Su muchacho no participó en la manifestación. Pero laboraba como carnicero en un supermercado aledaño a la calle en la que se produjo la protesta. Mientras trabajaba, los días 30 y 31 de julio escuchó una amenaza por parte de funcionarios de la alcaldía: “De aquí nos vamos a llevar a dos”, dijeron.
Como no tenía nada que temer, el jueves 1ro de agosto salió de trabajar a eso de las 9:00 de la noche rumbo a su casa, a pie. Y una patrulla del Cuerpo de Investigaciones Científicas, Penales y Criminalísticas (Cicpc) lo alcanzó. “¡Móntate!”, le ordenó un policía.
No le mostró ninguna orden de captura, pero él obedeció.

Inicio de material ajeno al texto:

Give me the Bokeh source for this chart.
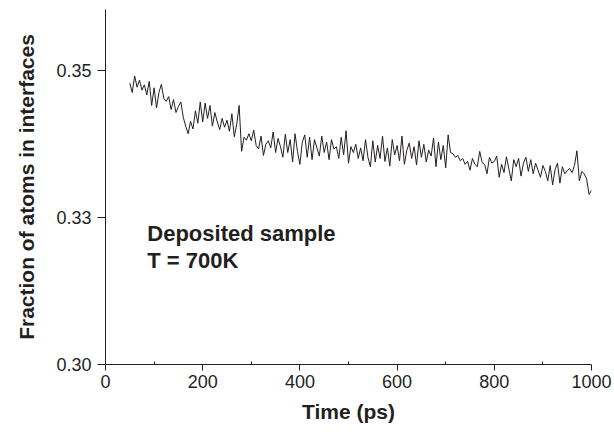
from bokeh.plotting import figure
from bokeh.models import FixedTicker, Label, ColumnDataSource, Range1d
from bokeh.embed import file_html
from bokeh.resources import INLINE

# ---- data ----
time_ps = list(range(50, 1001, 5))
fraction = [
    0.3478, 0.3462, 0.3490, 0.3471, 0.3483, 0.3466, 0.3475, 0.3458, 0.3481, 0.3440,
    0.3470, 0.3436, 0.3462, 0.3476, 0.3452, 0.3447, 0.3455, 0.3433, 0.3450, 0.3428,
    0.3438, 0.3446, 0.3420, 0.3405, 0.3392, 0.3413, 0.3400, 0.3431, 0.3410, 0.3446,
    0.3412, 0.3444, 0.3418, 0.3440, 0.3405, 0.3428, 0.3412, 0.3399, 0.3418, 0.3403,
    0.3415, 0.3396, 0.3426, 0.3387, 0.3408, 0.3440, 0.3362, 0.3386, 0.3381, 0.3392,
    0.3380, 0.3398, 0.3372, 0.3366, 0.3388, 0.3355, 0.3374, 0.3380, 0.3368, 0.3395,
    0.3360, 0.3384, 0.3370, 0.3352, 0.3391, 0.3360, 0.3382, 0.3344, 0.3392, 0.3362,
    0.3340, 0.3378, 0.3390, 0.3352, 0.3386, 0.3348, 0.3382, 0.3368, 0.3354, 0.3388,
    0.3360, 0.3378, 0.3348, 0.3382, 0.3366, 0.3370, 0.3350, 0.3386, 0.3356, 0.3397,
    0.3342, 0.3370, 0.3360, 0.3374, 0.3350, 0.3368, 0.3346, 0.3382, 0.3352, 0.3336,
    0.3380, 0.3344, 0.3372, 0.3350, 0.3388, 0.3345, 0.3368, 0.3337, 0.3382, 0.3356,
    0.3372, 0.3346, 0.3388, 0.3340, 0.3364, 0.3376, 0.3350, 0.3370, 0.3339, 0.3380,
    0.3352, 0.3374, 0.3344, 0.3364, 0.3354, 0.3385, 0.3336, 0.3378, 0.3348, 0.3372,
    0.3334, 0.3390, 0.3360, 0.3358, 0.3352, 0.3355, 0.3346, 0.3350, 0.3340, 0.3345,
    0.3330, 0.3350, 0.3340, 0.3336, 0.3362, 0.3343, 0.3340, 0.3324, 0.3352, 0.3342,
    0.3345, 0.3354, 0.3318, 0.3340, 0.3326, 0.3353, 0.3332, 0.3312, 0.3348, 0.3336,
    0.3350, 0.3320, 0.3342, 0.3352, 0.3328, 0.3348, 0.3324, 0.3342, 0.3330, 0.3318,
    0.3338, 0.3328, 0.3312, 0.3338, 0.3305, 0.3331, 0.3342, 0.3308, 0.3336, 0.3324,
    0.3329, 0.3333, 0.3326, 0.3338, 0.3363, 0.3312, 0.3328, 0.3324, 0.3315, 0.3289,
    0.3296,
]
x_ticks = [0, 200, 400, 600, 800, 1000]
x_minor_ticks = [100, 300, 500, 700, 900]
y_ticks = [0.30, 0.325, 0.35]
y_tick_labels = ["0.30", "0.33", "0.35"]
annotation_lines = ["Deposited sample", "T = 700K"]

FONT = "Liberation Sans"
INK = "#231f20"

p = figure(
    width=614, height=432,
    output_backend="svg", toolbar_location=None,
    x_range=Range1d(0, 1000), y_range=Range1d(0.30, 0.3603),
    min_border_left=105, min_border_right=23, min_border_top=9, min_border_bottom=68,
)
p.outline_line_color = None
p.grid.visible = False
p.background_fill_color = "white"
p.border_fill_color = "white"

src = ColumnDataSource(dict(t=time_ps, f=fraction))
p.line("t", "f", source=src, line_color=INK, line_width=1)

# x axis
xa = p.xaxis[0]
xa.ticker = FixedTicker(ticks=x_ticks, minor_ticks=x_minor_ticks)
xa.axis_label = "Time (ps)"
xa.axis_label_text_font = FONT
xa.axis_label_text_font_style = "bold"
xa.axis_label_text_font_size = "21px"
xa.axis_label_text_color = INK
xa.axis_label_standoff = 9
xa.major_label_text_font = FONT
xa.major_label_text_font_size = "18px"
xa.major_label_text_color = INK
xa.major_label_standoff = 4
xa.major_tick_out = 6
xa.major_tick_in = 0
xa.minor_tick_out = 0
xa.minor_tick_in = 3
xa.axis_line_color = INK
xa.major_tick_line_color = INK
xa.minor_tick_line_color = INK

# y axis
ya = p.yaxis[0]
ya.ticker = FixedTicker(ticks=y_ticks, minor_ticks=[])
ya.major_label_overrides = {t: lab for t, lab in zip(y_ticks, y_tick_labels)}
ya.axis_label = "Fraction of atoms in interfaces"
ya.axis_label_text_font = FONT
ya.axis_label_text_font_style = "bold"
ya.axis_label_text_font_size = "21px"
ya.axis_label_text_color = INK
ya.axis_label_standoff = 15
ya.major_label_text_font = FONT
ya.major_label_text_font_size = "18px"
ya.major_label_text_color = INK
ya.major_label_standoff = 6
ya.major_tick_out = 8
ya.major_tick_in = 0
ya.minor_tick_out = 0
ya.minor_tick_in = 0
ya.axis_line_color = INK
ya.major_tick_line_color = INK

# annotation text
for i, line in enumerate(annotation_lines):
    p.add_layout(Label(
        x=86, y=0.3223 - i * 0.0046, text=line,
        text_font=FONT, text_font_style="bold", text_font_size="22px",
        text_color=INK, text_baseline="alphabetic",
    ))

open("out.html", "w").write(file_html(p, INLINE))
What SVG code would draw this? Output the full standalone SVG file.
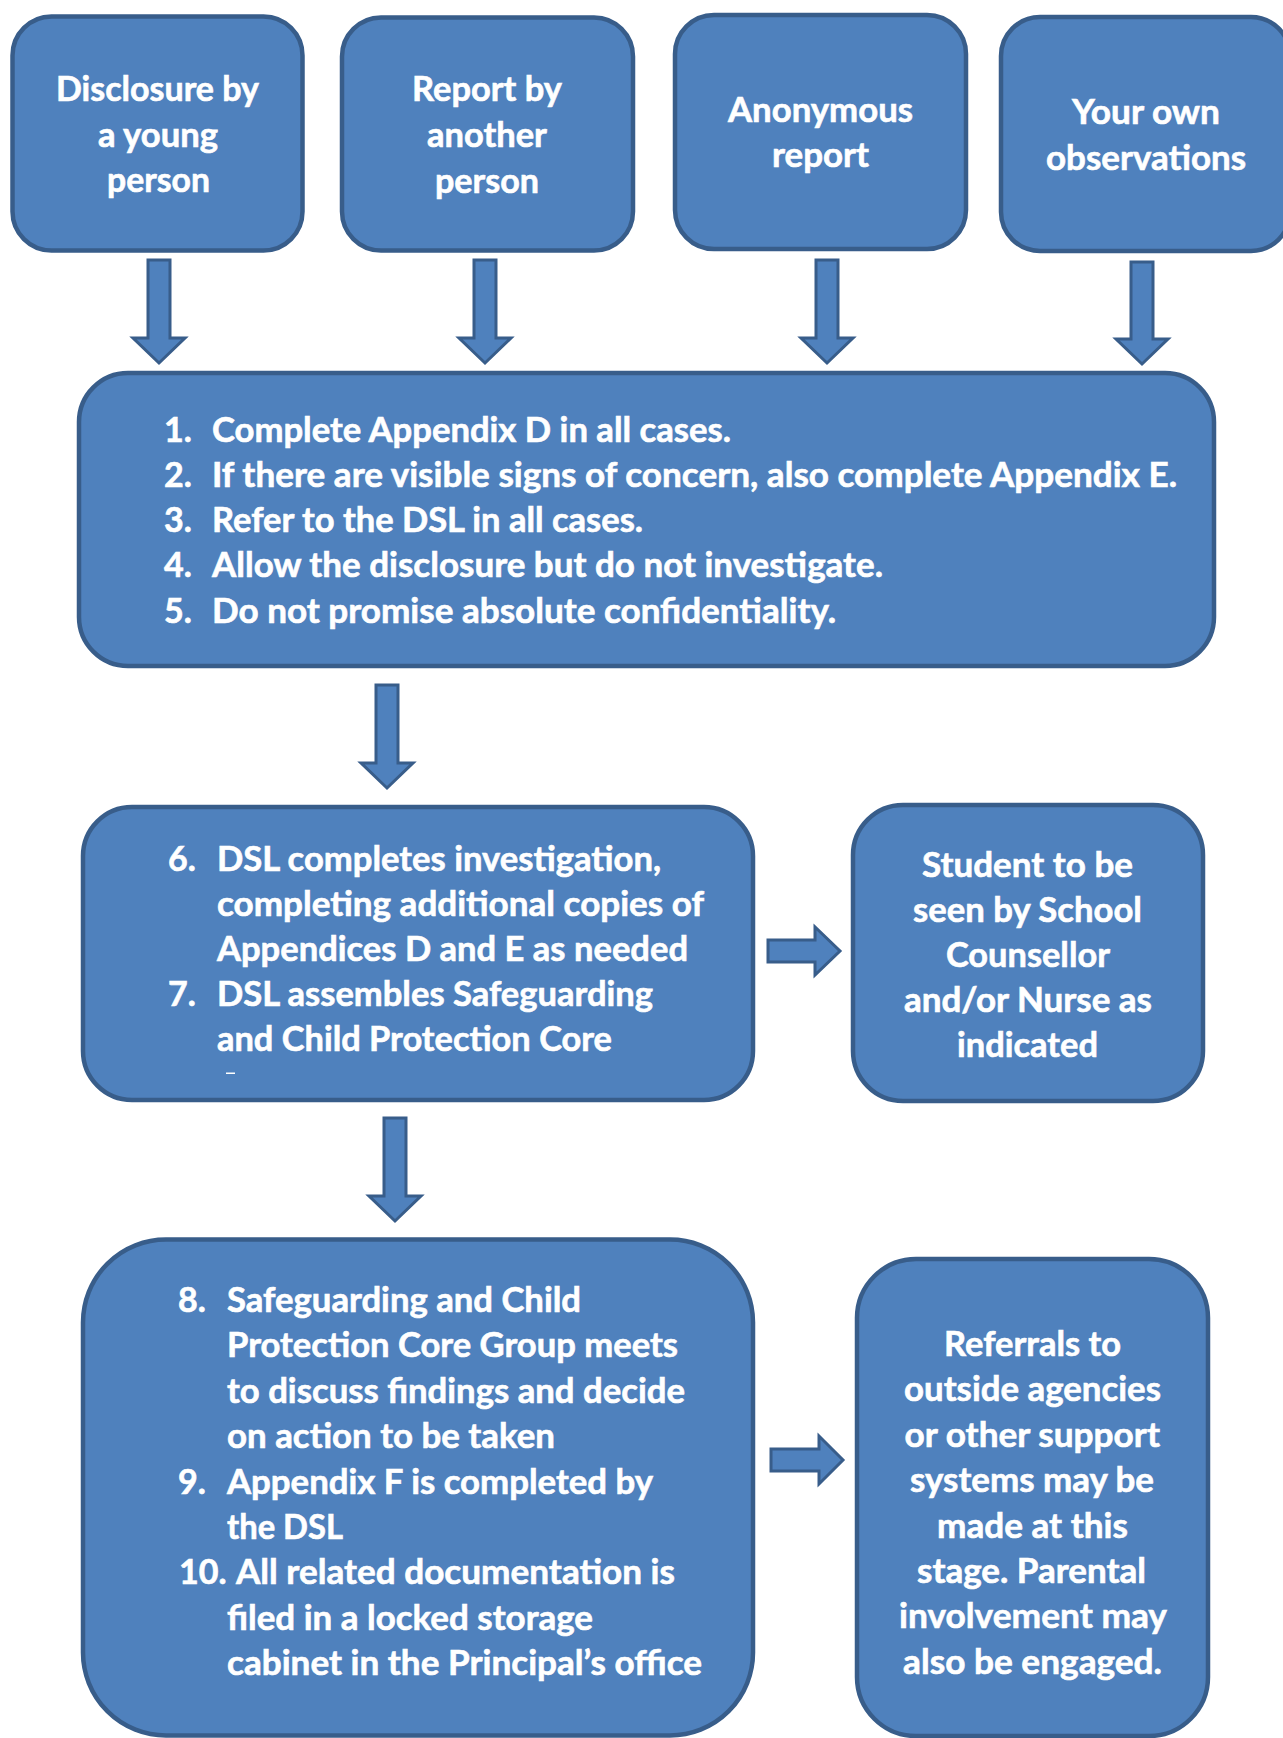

Estuvo en la sede principal del Cicpc, en la urbanización Sabanamar, y el sábado 3 de agosto lo presentaron ante tribunales.
En un despacho, con un defensor público, en una audiencia telemática, vio a un juez que le decía que quedaba detenido por 45 días, mientras se le investigaba, bajo los cargos de terrorismo e incitación al odio.
Como él, hay otros 55 detenidos provenientes del estado Nueva Esparta en esta cárcel. Pero solo vinieron dos familiares de uno de ellos: El Alcalde y su esposa. Agradecen que los presos comunes con los que compartió su hijo en Sabanamar lo respetaron. Pero, a la tercera visita, en la prisión, les informaron que trasladarían a su hijo: lo llevarían a la Prisión de San Antonio, la cárcel de Margarita.
Cosa que no sucedió: el viernes 30 de agosto funcionarios se comunicaron con la familia para aclararles que cuando llegaron a aquella cárcel, les dijeron que tenían que ir al aeropuerto Santiago Mariño, porque el traslado sería para Tocorón.
En ese momento, un avión estacionado en el área militar cargaba con todos los presos por las protestas en el estado.
A los dos días, El Alcalde y su esposa viajaron hasta Aragua. Tardaron 23 horas de viaje, pues tanto el ferry que tomaron como el bus en el que se montaron en Puerto La Cruz se accidentaron. Después de todas las dificultades, lograron llegar y cuando a su hijo le permitieron hacer una llamada de un minuto por celular, alcanzaron a darle la bendición, a decirle que lo amaban: “Papito, estamos cerquita, aquí en Tocorón. No te abandonamos”.
El día de su cumpleaños 59, El Alcalde lo único que hizo fue llorar. Confiaba que para la fecha liberarían a su hijo, porque ya habían transcurrido los 45 días desde su presentación ante el juez. Pero no sucedió.
Cree que, si no fuera por la solidaridad de mucha gente del pueblo, no podría sobrellevar estos días tan difíciles: le han dado agua cuando ha tenido sed; le han dado comida cuando ha tenido hambre.
Él, como todos aquí, mantienen la esperanza de ver a los suyos.
Epílogo
A partir del lunes 30 de septiembre han permitido que algunos familiares entren a Tocorón a ver a los suyos. Eso sí, solo pueden pasar mujeres. Los hombres no. Por eso, luego de un mes a las afueras de Tocorón, El Alcalde se devolvió a Margarita a trabajar. Pero su esposa sí pudo ver a su hijo. “Mírame, mamá, mírame: estoy bien y muy pronto saldré de aquí”, le dijo.
La mañana del 7 de octubre Shirley logró pasar a la cárcel y ver a su hijo. Lo vio bien. Él le pidió perdón: reconoció que nunca antes le había dicho cuánto la quería.